バージニアコモンウェルス大学の臨床心理学の名誉教授であるケント・ベイリーは後者のゲーム理論説を支持し,さらに進めて,近い祖先集団の内部や集団間の暴力的な競争が,サイコパシー(ベイリーの言う「タカ派戦士」)の進化の先駆けだったと主張する。
ベイリーによれば,「ある程度の捕食性の暴力」が「大型獣の狩りにおいて,獲物を探し出してしとめるという側面では必要だった」のではないか——そしておそらくは,無慈悲な「タカ派戦士」のエリート集団は,獲物を追跡してしとめる戦力としてだけでなく,近隣の他集団からの侵略をはねつける防衛軍としても好都合だったのかもしれない。
もちろん問題は,タカ派戦士を平時に信用できるかどうかだった。 オックスフォード大学の心理学および進化人類学教授であるロビン・ダンバーもベイリーの説を支持している。ダンバーは9世紀から11世紀にかけての古代スカンジナビア人の「猛戦士(ベルセルク)」を引き合いに出す。
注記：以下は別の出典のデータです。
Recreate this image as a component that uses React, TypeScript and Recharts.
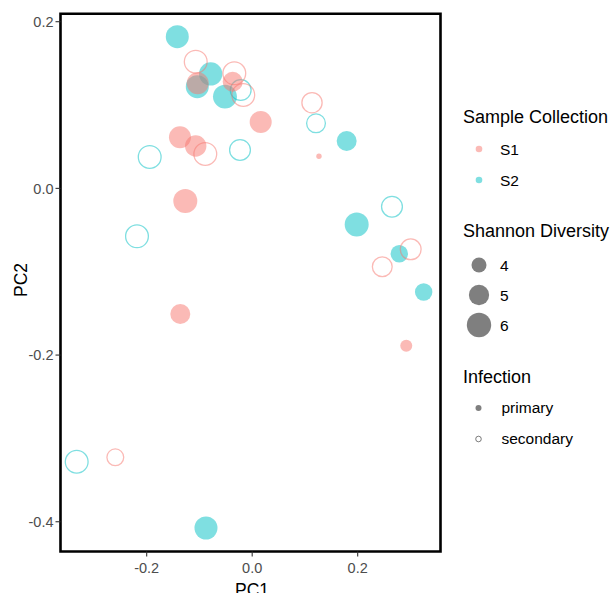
import React from 'react';
import { ScatterChart, Scatter, XAxis, YAxis, ZAxis, ReferenceArea } from 'recharts';

// PCA coordinates and Shannon diversity
const s1Primary = [
  { pc1: -0.1033, pc2: 0.1261, shannon: 5.4 },
  { pc1: -0.037, pc2: 0.128, shannon: 4.94 },
  { pc1: 0.0161, pc2: 0.0797, shannon: 5.4 },
  { pc1: 0.1266, pc2: 0.0385, shannon: 2.94 },
  { pc1: 0.2921, pc2: -0.1888, shannon: 3.56 },
  { pc1: -0.1369, pc2: 0.0613, shannon: 5.4 },
  { pc1: -0.1071, pc2: 0.0509, shannon: 5.26 },
  { pc1: -0.1268, pc2: -0.0151, shannon: 5.89 },
  { pc1: -0.1363, pc2: -0.1507, shannon: 4.94 },
];
const s1Secondary = [
  { pc1: -0.107, pc2: 0.152, shannon: 5.89 },
  { pc1: -0.0339, pc2: 0.1381, shannon: 5.89 },
  { pc1: -0.0169, pc2: 0.1121, shannon: 5.89 },
  { pc1: 0.1134, pc2: 0.1028, shannon: 5.26 },
  { pc1: 0.3005, pc2: -0.0731, shannon: 5.4 },
  { pc1: 0.2466, pc2: -0.094, shannon: 5.16 },
  { pc1: -0.0889, pc2: 0.0413, shannon: 5.89 },
  { pc1: -0.2595, pc2: -0.3227, shannon: 4.53 },
];
const s2Primary = [
  { pc1: -0.142, pc2: 0.182, shannon: 5.64 },
  { pc1: -0.0787, pc2: 0.1373, shannon: 5.72 },
  { pc1: -0.1041, pc2: 0.122, shannon: 5.64 },
  { pc1: -0.0516, pc2: 0.1101, shannon: 5.89 },
  { pc1: 0.1791, pc2: 0.0569, shannon: 4.94 },
  { pc1: 0.1981, pc2: -0.0433, shannon: 5.89 },
  { pc1: 0.2789, pc2: -0.0784, shannon: 4.42 },
  { pc1: 0.3251, pc2: -0.1243, shannon: 4.42 },
  { pc1: -0.0876, pc2: -0.4075, shannon: 5.64 },
];
const s2Secondary = [
  { pc1: -0.0218, pc2: 0.118, shannon: 5.4 },
  { pc1: 0.121, pc2: 0.0781, shannon: 4.94 },
  { pc1: 0.265, pc2: -0.022, shannon: 5.4 },
  { pc1: -0.1943, pc2: 0.0377, shannon: 5.89 },
  { pc1: -0.0231, pc2: 0.0461, shannon: 5.4 },
  { pc1: -0.2184, pc2: -0.0575, shannon: 5.89 },
  { pc1: -0.3327, pc2: -0.328, shannon: 5.89 },
];

const xTicks = [-0.2, 0.0, 0.2];
const yTicks = [-0.4, -0.2, 0.0, 0.2];
const xDomain = [-0.3634, 0.357];
const yDomain = [-0.4357, 0.2096];
const sizeBreaks = [4, 5, 6];
const collections = ['S1', 'S2'];
const infections = ['primary', 'secondary'];

const PINK = '#F8766D';
const TEAL = '#00BFC4';
const FONT = '"Liberation Sans", Arial, sans-serif';

const radiusFor = (v: number) => Math.sqrt(Math.max(46.3 * v - 128.9, 0));

const makeShape = (color: string, open: boolean) => (p: any) => {
  const r = p.size != null ? Math.sqrt(p.size / Math.PI) : p.width / 2;
  if (open) {
    return (
      <circle cx={p.cx} cy={p.cy} r={Math.max(r - 0.6, 0)} fill="none" stroke={color} strokeOpacity={0.5} strokeWidth={1.3} />
    );
  }
  return <circle cx={p.cx} cy={p.cy} r={r} fill={color} fillOpacity={0.5} stroke="none" />;
};

const tickStyle = { fill: '#4D4D4D', fontSize: 14.5, fontFamily: FONT };

export default function App() {
  return (
    <div style={{ position: 'absolute', left: 0, top: 0, width: 612, height: 593, background: '#fff', fontFamily: FONT }}>
      <ScatterChart width={612} height={593} margin={{ top: 13.7, right: 171.5, bottom: 11.5, left: 0 }}>
        <XAxis
          type="number"
          dataKey="pc1"
          domain={xDomain}
          ticks={xTicks}
          allowDataOverflow
          height={30}
          axisLine={false}
          tickSize={5}
          tickMargin={6}
          tickLine={{ stroke: '#333', strokeWidth: 1.1 }}
          tick={tickStyle}
          tickFormatter={(v: number) => v.toFixed(1)}
          label={{
            content: () => (
              <text x={252} y={596} textAnchor="middle" fontSize={17.5} fontFamily={FONT} fill="#000">PC1</text>
            ),
          }}
        />
        <YAxis
          type="number"
          dataKey="pc2"
          domain={yDomain}
          ticks={yTicks}
          allowDataOverflow
          width={60.5}
          axisLine={false}
          tickSize={5}
          tickMargin={2}
          tickLine={{ stroke: '#333', strokeWidth: 1.1 }}
          tick={tickStyle}
          tickFormatter={(v: number) => v.toFixed(1)}
          label={{
            content: () => (
              <text x={26.5} y={280} transform="rotate(-90 26.5 280)" textAnchor="middle" fontSize={17.5} fontFamily={FONT} fill="#000">PC2</text>
            ),
          }}
        />
        <ZAxis type="number" dataKey="shannon" domain={[2.9, 6.3]} range={[17, 512]} />
        <Scatter name="S2 primary" data={s2Primary} isAnimationActive={false} shape={makeShape(TEAL, false)} />
        <Scatter name="S2 secondary" data={s2Secondary} isAnimationActive={false} shape={makeShape(TEAL, true)} />
        <Scatter name="S1 primary" data={s1Primary} isAnimationActive={false} shape={makeShape(PINK, false)} />
        <Scatter name="S1 secondary" data={s1Secondary} isAnimationActive={false} shape={makeShape(PINK, true)} />
        <ReferenceArea
          x1={xDomain[0]}
          x2={xDomain[1]}
          y1={yDomain[0]}
          y2={yDomain[1]}
          fill="none"
          fillOpacity={0}
          stroke="#000"
          strokeWidth={2.6}
          ifOverflow="visible"
        />
      </ScatterChart>
      <svg width={612} height={593} style={{ position: 'absolute', left: 0, top: 0, pointerEvents: 'none' }}>
        <g fontFamily={FONT} fill="#000">
          <text x={463} y={123} fontSize={18}>Sample Collection</text>
          {collections.map((c, i) => (
            <g key={c}>
              <circle cx={479} cy={149 + i * 31} r={3.3} fill={i === 0 ? PINK : TEAL} fillOpacity={0.5} />
              <text x={500} y={154.5 + i * 31} fontSize={15.5}>{c}</text>
            </g>
          ))}
          <text x={463} y={237} fontSize={18}>Shannon Diversity</text>
          {sizeBreaks.map((b, i) => (
            <g key={b}>
              <circle cx={479} cy={265 + i * 30} r={radiusFor(b)} fill="#000" fillOpacity={0.5} />
              <text x={500} y={270.5 + i * 30} fontSize={15.5}>{b}</text>
            </g>
          ))}
          <text x={463} y={383} fontSize={18}>Infection</text>
          {infections.map((f, i) => (
            <g key={f}>
              {i === 0 ? (
                <circle cx={478.5} cy={408 + i * 31} r={3} fill="#000" fillOpacity={0.5} />
              ) : (
                <circle cx={478.5} cy={408 + i * 31} r={2.8} fill="none" stroke="#000" strokeOpacity={0.5} strokeWidth={1} />
              )}
              <text x={501.5} y={413 + i * 31} fontSize={15.5}>{f}</text>
            </g>
          ))}
        </g>
      </svg>
    </div>
  );
}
ベルセルクはサーガや詩や史料によれば,英雄視されるバイキングの戦士で,残忍な,怒りに我を忘れた状態で戦ったらしい。だがもう少し掘り下げてみれば,より不吉な図が浮かび上がってくる。本来は守らなければならないはずの共同体のメンバーに牙を剥き,同胞に対する野蛮な暴力行為に走る危険なエリートたちの図だ。